[start]

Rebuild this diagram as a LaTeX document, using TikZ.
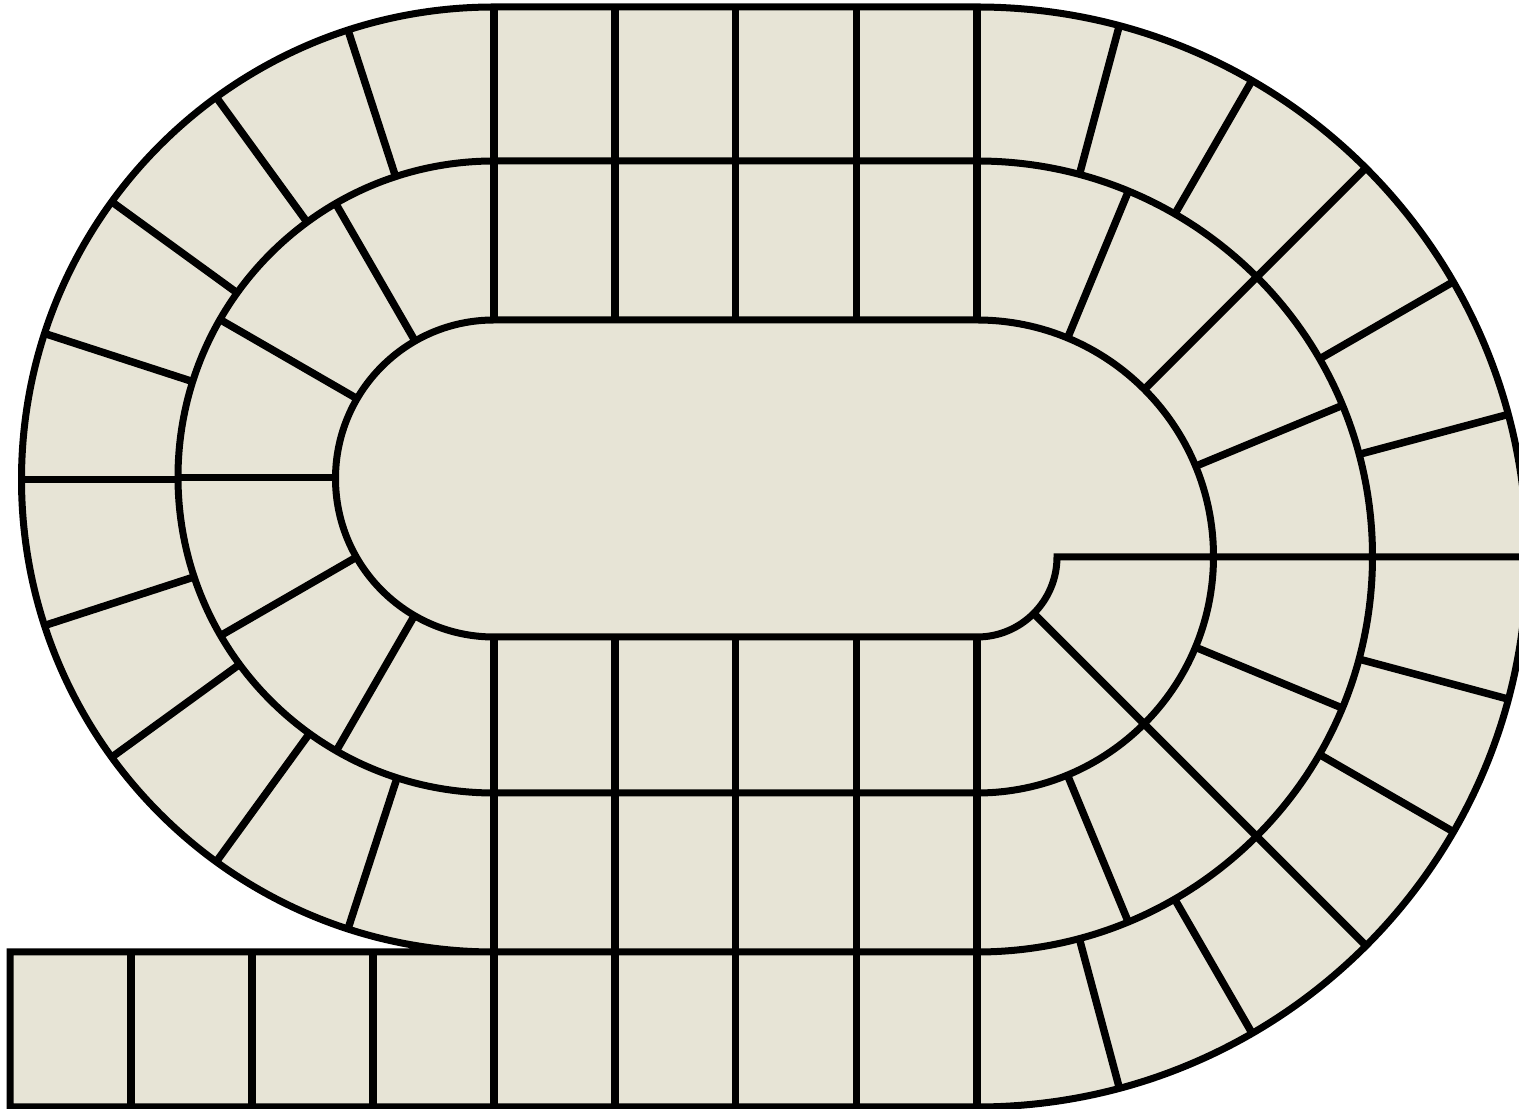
\documentclass[tikz,border=0pt]{standalone}
\usetikzlibrary{calc}
\begin{document}
\begin{tikzpicture}[x=1pt,y=1pt,
  boardline/.style={line width=7pt, draw=black},
  divider/.style={line width=7.5pt, draw=black}]
\definecolor{boardfill}{RGB}{231,228,214}
\useasboundingbox (0,0) rectangle (1519,1109);
\clip (0,0) rectangle (1519,1109);
\fill[white] (0,0) rectangle (1519,1109);
% centres of the curved ends
\coordinate (RC) at (977,552.25);
\coordinate (LC1) at (494,629.5);
\coordinate (LC2) at (494,631.25);
% board fill
\fill[boardfill] (10,2) -- (977,2) arc[start angle=-90,end angle=90,radius=550]
  -- (494,1102) arc[start angle=90,end angle=270,radius=472.5] -- (10,157) -- cycle;
% straight dividers
\foreach \x in {494,614.75,735.5,856.25,977} {
  \draw[divider] (\x,789) -- (\x,1102);
  \draw[divider] (\x,2) -- (\x,472);
}
\foreach \x in {131,252,373} \draw[divider] (\x,2) -- (\x,157);
% right end, outer ring
\foreach \a in {75,60,45,30,15,-15,-30,-45,-60,-75}
  \draw[divider] ($(RC)+(\a:395.5)$) -- ($(RC)+(\a:550)$);
% right end, middle ring
\foreach \a in {67.5,45,22.5,-22.5,-45,-67.5}
  \draw[divider] ($(RC)+(\a:236.5)$) -- ($(RC)+(\a:395.5)$);
% right end, inner ring
\draw[divider] ($(RC)+(-45:80)$) -- ($(RC)+(-45:236.5)$);
% left end, outer ring
\foreach \a in {108,126,144,162,180,198,216,234,252}
  \draw[divider] ($(LC1)+(\a:316)$) -- ($(LC1)+(\a:472.5)$);
% left end, middle ring
\foreach \a in {120,150,180,210,240}
  \draw[divider] ($(LC2)+(\a:158.5)$) -- ($(LC2)+(\a:316)$);
% outline
\draw[boardline] (10,2) -- (977,2) arc[start angle=-90,end angle=90,radius=550]
  -- (494,1102) arc[start angle=90,end angle=270,radius=472.5] -- (10,157) -- cycle;
% spiral track boundary
\draw[boardline] (494,157) -- (977,157) arc[start angle=-90,end angle=90,radius=395.5]
  -- (494,948) arc[start angle=90,end angle=270,radius=316]
  -- (977,316) arc[start angle=-90,end angle=90,radius=236.5]
  -- (494,789) arc[start angle=90,end angle=270,radius=158.5]
  -- (977,472) arc[start angle=-90,end angle=0,radius=80]
  -- (1530,552.25);
\end{tikzpicture}
\end{document}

[end]

> What you need to do
From start to finish, output the listing exactly, but omit its pictures.

> Response to the exercise
Rebuild this diagram as a LaTeX document, using TikZ.
\documentclass[tikz,border=0pt]{standalone}
\usetikzlibrary{calc}
\begin{document}
\begin{tikzpicture}[x=1pt,y=1pt,
  boardline/.style={line width=7pt, draw=black},
  divider/.style={line width=7.5pt, draw=black}]
\definecolor{boardfill}{RGB}{231,228,214}
\useasboundingbox (0,0) rectangle (1519,1109);
\clip (0,0) rectangle (1519,1109);
\fill[white] (0,0) rectangle (1519,1109);
% centres of the curved ends
\coordinate (RC) at (977,552.25);
\coordinate (LC1) at (494,629.5);
\coordinate (LC2) at (494,631.25);
% board fill
\fill[boardfill] (10,2) -- (977,2) arc[start angle=-90,end angle=90,radius=550]
  -- (494,1102) arc[start angle=90,end angle=270,radius=472.5] -- (10,157) -- cycle;
% straight dividers
\foreach \x in {494,614.75,735.5,856.25,977} {
  \draw[divider] (\x,789) -- (\x,1102);
  \draw[divider] (\x,2) -- (\x,472);
}
\foreach \x in {131,252,373} \draw[divider] (\x,2) -- (\x,157);
% right end, outer ring
\foreach \a in {75,60,45,30,15,-15,-30,-45,-60,-75}
  \draw[divider] ($(RC)+(\a:395.5)$) -- ($(RC)+(\a:550)$);
% right end, middle ring
\foreach \a in {67.5,45,22.5,-22.5,-45,-67.5}
  \draw[divider] ($(RC)+(\a:236.5)$) -- ($(RC)+(\a:395.5)$);
% right end, inner ring
\draw[divider] ($(RC)+(-45:80)$) -- ($(RC)+(-45:236.5)$);
% left end, outer ring
\foreach \a in {108,126,144,162,180,198,216,234,252}
  \draw[divider] ($(LC1)+(\a:316)$) -- ($(LC1)+(\a:472.5)$);
% left end, middle ring
\foreach \a in {120,150,180,210,240}
  \draw[divider] ($(LC2)+(\a:158.5)$) -- ($(LC2)+(\a:316)$);
% outline
\draw[boardline] (10,2) -- (977,2) arc[start angle=-90,end angle=90,radius=550]
  -- (494,1102) arc[start angle=90,end angle=270,radius=472.5] -- (10,157) -- cycle;
% spiral track boundary
\draw[boardline] (494,157) -- (977,157) arc[start angle=-90,end angle=90,radius=395.5]
  -- (494,948) arc[start angle=90,end angle=270,radius=316]
  -- (977,316) arc[start angle=-90,end angle=90,radius=236.5]
  -- (494,789) arc[start angle=90,end angle=270,radius=158.5]
  -- (977,472) arc[start angle=-90,end angle=0,radius=80]
  -- (1530,552.25);
\end{tikzpicture}
\end{document}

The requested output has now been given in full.